Teresa Tomlinson is running for one of those seats. Seen as a frontrunner in the primary, she has floundered in fundraising. Niles Francis, an election mapper and active contributor to Georgia politics, explained to me that her “campaign thinks that she needs to raise $3 million by the end of the year,” yet she has only raised $400,000 this past fundraising quarter. Even combining all main candidates’ recent quarterly fundraising, they’ve only amassed a paltry $2.0 million or so. Incumbent Senator David Perdue (R-Georgia), in comparison, has amassed $2.4 million in this same period.

Democrats love to vote based on emotion. One common phrase I hear is that “Democrats fall in love while Republicans fall in line.” In the same vein, Democrats love to donate based on emotion too. While your Joni Ernst (R-Iowa) may not make as much noise as Graham, she still votes with him 95% of the time. She is more likely to lose her seat than him, so why aren’t donors, small and large, paying more attention?

If Democrats really want to make a difference and end McConnell’s reign as Senate Majority Leader, the solution is simple: Win back the Senate.
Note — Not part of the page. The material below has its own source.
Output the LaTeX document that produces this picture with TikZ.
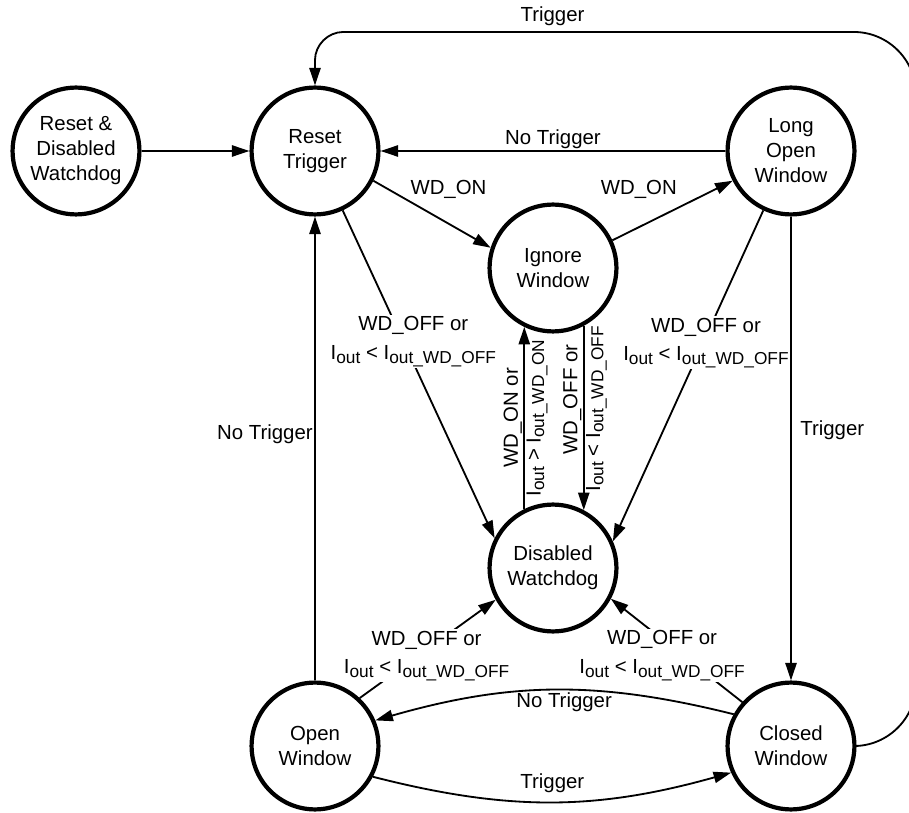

McConnell loses his power if he can’t block legislation. Though defeating him directly and his more public lackeys is so appealing, ultimately defeating the quieter Senators who shuffle along to the chamber and vote while expressing they're with Trump is the true path.

As one ad from American Bridge 21st Century described one of these vulnerable Senators, “Susan Collins is sad and disappointed. Make Susan happy. Vote her out of the Senate.” These Senators can’t hide behind empty words and feigned dismay while at the same time voting in line with Trump’s destructive policies. 

These potential wins may not seem as glamorous, but they will make tangible, effective change. Democrats need to donate their time — and money — to races they can win, not those they want to win.

CORRECTION: A previous version of this article incorrectly stated the outcome of the 2018 Georgia gubernatorial race. Stacey Abrams narrowly lost the race. The IDS regrets this error.